Your goal:
Reproduce every record below exactly as written, leaving out any pictures.

Exercise input:
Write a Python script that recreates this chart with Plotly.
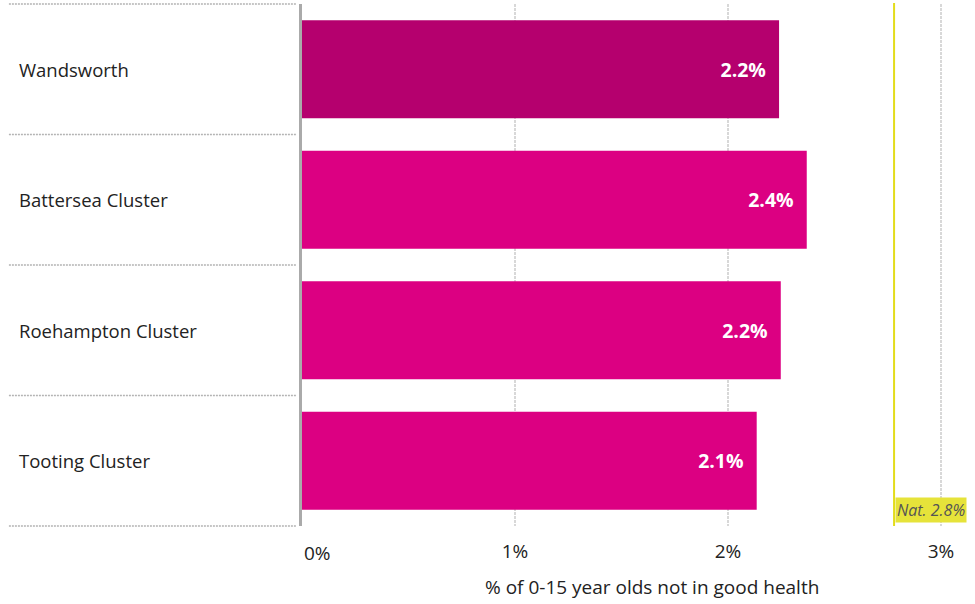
import plotly.graph_objects as go

categories = ["Wandsworth", "Battersea Cluster", "Roehampton Cluster", "Tooting Cluster"]
values = [2.24, 2.37, 2.248, 2.135]
bar_colors = ["#B5006E", "#DC0082", "#DC0082", "#DC0082"]
nat_value = 2.78
x_ticks = [1, 2, 3]
x_tick_labels = ["1%", "2%", "3%"]
x_title = "% of 0-15 year olds not in good health"

FONT = "Segoe UI, Open Sans, sans-serif"
TXT = "#222222"

fig = go.Figure()
fig.add_trace(go.Bar(
    y=categories, x=values, orientation="h",
    marker=dict(color=bar_colors, line=dict(width=0)),
    texttemplate="%{x:.1f}%&nbsp;&nbsp;", textposition="inside", insidetextanchor="end",
    textfont=dict(color="white", size=19.5, family=FONT, weight="bold"),
    hoverinfo="skip",
))

# National reference line
fig.add_shape(type="line", xref="x", yref="paper", x0=nat_value, x1=nat_value,
              y0=0, y1=1.002, line=dict(color="#E3DC1B", width=2))
fig.add_annotation(xref="x", yref="paper", x=nat_value, y=0.005,
                   xanchor="left", yanchor="bottom", xshift=1,
                   text=f"<i>Nat. {nat_value:.1f}%</i>", showarrow=False,
                   bgcolor="#E6E33A", font=dict(color="#555555", size=16, family=FONT),
                   borderpad=1)

# category labels and dotted separators on the left
for c in categories:
    fig.add_annotation(xref="paper", yref="y", x=-0.4235, y=c, xanchor="left",
                       text=c, showarrow=False, font=dict(size=18.5, color=TXT, family=FONT))
for k in range(len(categories) + 1):
    yy = k / len(categories)
    fig.add_shape(type="line", xref="paper", yref="paper", x0=-0.4355, x1=-0.0075,
                  y0=yy, y1=yy, line=dict(color="#B4B4B4", width=1.5, dash="2px,1px"))

fig.add_annotation(xref="x", yref="paper", x=0, y=-0.052, xanchor="left", yanchor="middle",
                   text="0%", showarrow=False, font=dict(size=19, color=TXT, family=FONT))
fig.add_annotation(xref="paper", yref="paper", x=0.52, y=-0.117, xanchor="center", yanchor="middle",
                   text=x_title, showarrow=False, font=dict(size=19, color=TXT, family=FONT))

fig.update_layout(
    width=975, height=604,
    margin=dict(l=302, r=0, t=4, b=78),
    plot_bgcolor="white", paper_bgcolor="white",
    showlegend=False, bargap=0.25,
    font=dict(family=FONT, size=19, color=TXT),
    xaxis=dict(range=[0, 3.16], tickvals=x_ticks, ticktext=x_tick_labels,
               showgrid=True, gridcolor="#D8D8D8", griddash="3px,1px", gridwidth=2,
               zeroline=False, showline=False, ticks="", ticklabelstandoff=12,
               tickfont=dict(size=19, color=TXT, family=FONT)),
    yaxis=dict(categoryorder="array", categoryarray=categories, autorange="reversed",
               showticklabels=False, showgrid=False, zeroline=False,
               showline=True, linecolor="#AAAAAA", linewidth=3, ticks=""),
)

fig.write_html("out.html", config={"displayModeBar": False})
with open("out.html", "r", encoding="utf-8") as f:
    html = f.read()
html = html.replace("<head>", "<head><style>html,body{margin:0;padding:0;overflow:hidden;}</style>", 1)
with open("out.html", "w", encoding="utf-8") as f:
    f.write(html)
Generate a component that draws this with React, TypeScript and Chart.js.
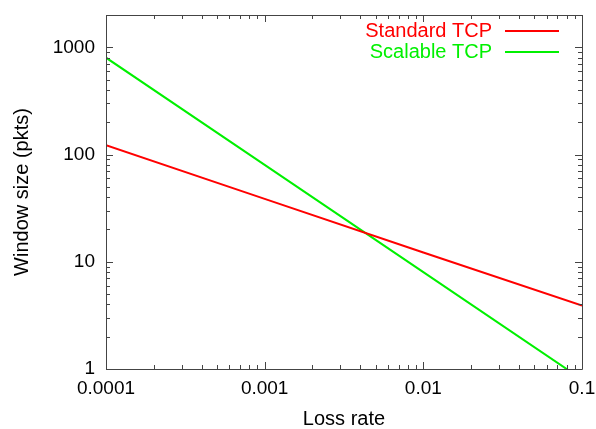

Output of the exercise:
Write a Python script that recreates this chart with Plotly.
import plotly.graph_objects as go

categories = ["Wandsworth", "Battersea Cluster", "Roehampton Cluster", "Tooting Cluster"]
values = [2.24, 2.37, 2.248, 2.135]
bar_colors = ["#B5006E", "#DC0082", "#DC0082", "#DC0082"]
nat_value = 2.78
x_ticks = [1, 2, 3]
x_tick_labels = ["1%", "2%", "3%"]
x_title = "% of 0-15 year olds not in good health"

FONT = "Segoe UI, Open Sans, sans-serif"
TXT = "#222222"

fig = go.Figure()
fig.add_trace(go.Bar(
    y=categories, x=values, orientation="h",
    marker=dict(color=bar_colors, line=dict(width=0)),
    texttemplate="%{x:.1f}%&nbsp;&nbsp;", textposition="inside", insidetextanchor="end",
    textfont=dict(color="white", size=19.5, family=FONT, weight="bold"),
    hoverinfo="skip",
))

# National reference line
fig.add_shape(type="line", xref="x", yref="paper", x0=nat_value, x1=nat_value,
              y0=0, y1=1.002, line=dict(color="#E3DC1B", width=2))
fig.add_annotation(xref="x", yref="paper", x=nat_value, y=0.005,
                   xanchor="left", yanchor="bottom", xshift=1,
                   text=f"<i>Nat. {nat_value:.1f}%</i>", showarrow=False,
                   bgcolor="#E6E33A", font=dict(color="#555555", size=16, family=FONT),
                   borderpad=1)

# category labels and dotted separators on the left
for c in categories:
    fig.add_annotation(xref="paper", yref="y", x=-0.4235, y=c, xanchor="left",
                       text=c, showarrow=False, font=dict(size=18.5, color=TXT, family=FONT))
for k in range(len(categories) + 1):
    yy = k / len(categories)
    fig.add_shape(type="line", xref="paper", yref="paper", x0=-0.4355, x1=-0.0075,
                  y0=yy, y1=yy, line=dict(color="#B4B4B4", width=1.5, dash="2px,1px"))

fig.add_annotation(xref="x", yref="paper", x=0, y=-0.052, xanchor="left", yanchor="middle",
                   text="0%", showarrow=False, font=dict(size=19, color=TXT, family=FONT))
fig.add_annotation(xref="paper", yref="paper", x=0.52, y=-0.117, xanchor="center", yanchor="middle",
                   text=x_title, showarrow=False, font=dict(size=19, color=TXT, family=FONT))

fig.update_layout(
    width=975, height=604,
    margin=dict(l=302, r=0, t=4, b=78),
    plot_bgcolor="white", paper_bgcolor="white",
    showlegend=False, bargap=0.25,
    font=dict(family=FONT, size=19, color=TXT),
    xaxis=dict(range=[0, 3.16], tickvals=x_ticks, ticktext=x_tick_labels,
               showgrid=True, gridcolor="#D8D8D8", griddash="3px,1px", gridwidth=2,
               zeroline=False, showline=False, ticks="", ticklabelstandoff=12,
               tickfont=dict(size=19, color=TXT, family=FONT)),
    yaxis=dict(categoryorder="array", categoryarray=categories, autorange="reversed",
               showticklabels=False, showgrid=False, zeroline=False,
               showline=True, linecolor="#AAAAAA", linewidth=3, ticks=""),
)

fig.write_html("out.html", config={"displayModeBar": False})
with open("out.html", "r", encoding="utf-8") as f:
    html = f.read()
html = html.replace("<head>", "<head><style>html,body{margin:0;padding:0;overflow:hidden;}</style>", 1)
with open("out.html", "w", encoding="utf-8") as f:
    f.write(html)
Generate a component that draws this with React, TypeScript and Chart.js.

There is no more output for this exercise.